Ex. These are 1000 identical sentences retrieved by pubmed trying to recapitulate the  RDoC concept of ‘Arousal’. The identical sentences are labeled according to the file name and meant to be combined in various ways with the other files.

- annotated_sentences_arousal_1_1000_false
- annotated_sentences_arousal_1_1000_nulled
- annotated_sentences_arousal_1_1000_true

Column data

  | pubmed id | sentence or bag of words | label | null (useful as empty field for DeepDive to apply keys) |

Column type

   | int | text or postgreSQL array | postgreSQL boolean (t,f,\N) | \N |

Experimental folders (all other folders)
----------------------------------------

Sentences from all_sentences folder were combined for use in DeepDive apps.

Within individual experiment folders:

Ex. Auditory_2_1000__vs__Psyc_1000__pdx__un_Aud_1_1000

- 1000 sentences labeled ’t’ for auditory perception.
- 1000 sentences labeled ‘f’ for auditory perception (because they belong to a generalized psychology instead).
- 1000 sentences labeled ‘\N’ for an independent set of auditory perception.

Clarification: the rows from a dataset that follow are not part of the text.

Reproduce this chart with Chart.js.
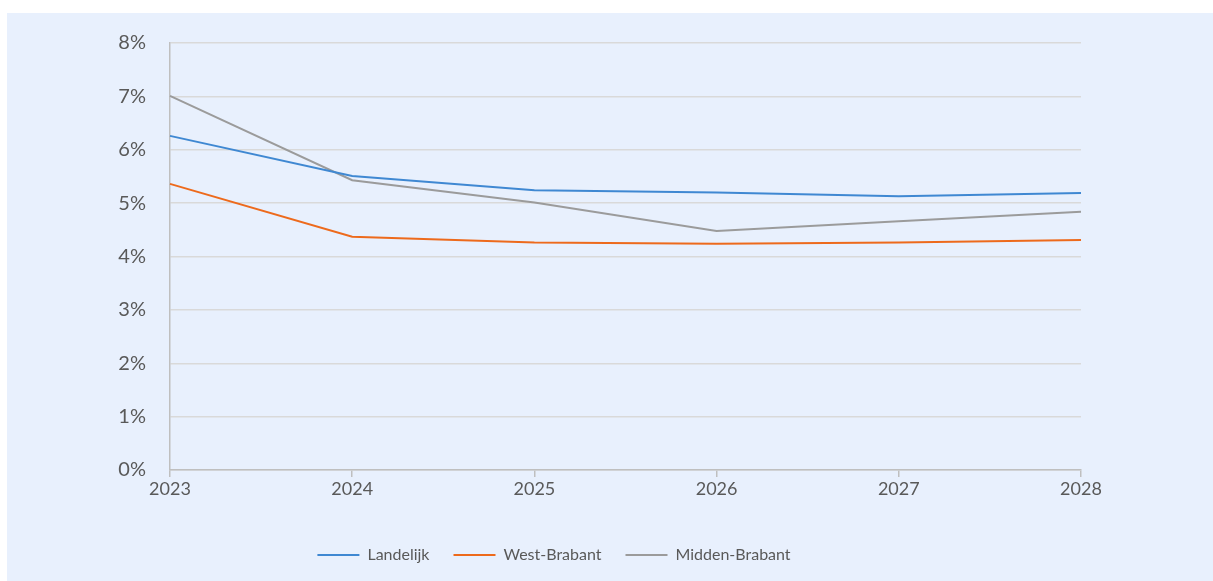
<!DOCTYPE html>
<html>
<head>
<meta charset="utf-8">
<script src="https://cdn.jsdelivr.net/npm/chart.js@4"></script>
<style>
    body { margin: 0; background: #ffffff; overflow: hidden; }
    #panel {
        position: absolute;
        left: 7px;
        top: 13px;
        width: 1206px;
        height: 568px;
        background: #e8f0fd;
    }
</style>
</head>
<body>
<div id="panel"><canvas id="chart" width="1206" height="568"></canvas></div>
<script>
const years = ['2023', '2024', '2025', '2026', '2027', '2028'];
const landelijk = [6.26, 5.51, 5.24, 5.20, 5.13, 5.19];
const westBrabant = [5.36, 4.37, 4.26, 4.24, 4.26, 4.31];
const middenBrabant = [7.01, 5.43, 5.01, 4.48, 4.66, 4.84];
const yTicks = [0, 1, 2, 3, 4, 5, 6, 7, 8];

const font = 'Lato, "Open Sans", sans-serif';
const textColor = '#595959';

function lineSet(label, data, color) {
    return {
        label: label,
        data: data,
        borderColor: color,
        backgroundColor: color,
        borderWidth: 2,
        pointRadius: 0,
        tension: 0,
        pointStyle: 'line'
    };
}

const ctx = document.getElementById('chart').getContext('2d');
new Chart(ctx, {
    type: 'line',
    data: {
        labels: years,
        datasets: [
            lineSet('Landelijk', landelijk, '#3f88d2'),
            lineSet('West-Brabant', westBrabant, '#ed6a1c'),
            lineSet('Midden-Brabant', middenBrabant, '#9b9b9b')
        ]
    },
    options: {
        responsive: false,
        animation: false,
        layout: {
            padding: { top: 30, left: 20, right: 132, bottom: 8 }
        },
        plugins: {
            legend: {
                position: 'bottom',
                labels: {
                    usePointStyle: true,
                    pointStyleWidth: 42,
                    boxHeight: 2,
                    padding: 24,
                    color: textColor,
                    font: { family: font, size: 16 }
                }
            },
            tooltip: { enabled: false }
        },
        scales: {
            x: {
                offset: false,
                grid: {
                    display: true,
                    drawOnChartArea: false,
                    tickLength: 7,
                    color: '#bfbfbf',
                    lineWidth: 1.5
                },
                border: { color: '#bfbfbf', width: 1.5 },
                ticks: {
                    color: textColor,
                    padding: 1,
                    maxRotation: 0,
                    font: { family: font, size: 18 }
                },
                afterFit: scale => { scale.height = 53; }
            },
            y: {
                min: 0,
                max: 8,
                afterBuildTicks: scale => {
                    scale.ticks = yTicks.map(v => ({ value: v }));
                },
                grid: {
                    color: '#d9d9d9',
                    lineWidth: 1.5,
                    drawTicks: false
                },
                border: { color: '#bfbfbf', width: 1.5 },
                ticks: {
                    color: textColor,
                    padding: 24,
                    font: { family: font, size: 20 },
                    callback: v => v + '%'
                },
                afterFit: scale => {
                    scale.width = 143;
                    scale.paddingTop = 0;
                    scale.paddingBottom = 0;
                }
            }
        }
    }
});
</script>
</body>
</html>
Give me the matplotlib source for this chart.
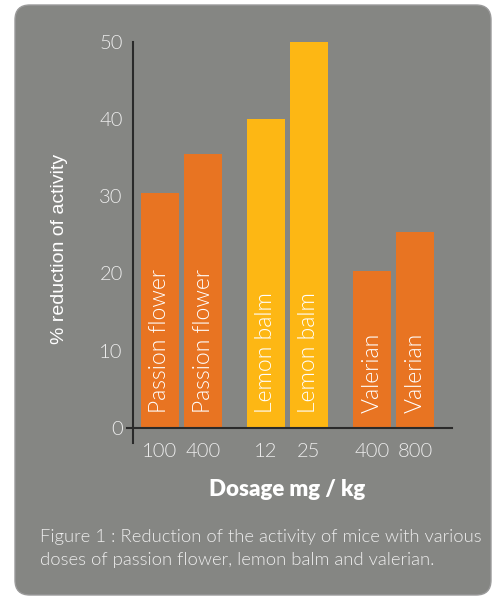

In our DeepDive apps, the ’t’ and ‘f’ sentences are used for training and the ‘\N’ labeled sentences will be predicted.

Due to a peculiarity of the version of DeepDive we used, we also added ‘\N’ labels to all the ’t’ and ‘f’. This was required to enable our evaluation of the training as well as the holdout sentences in DeepDive on a sentence by sentence basis, something DeepDive did not clearly enable otherwise.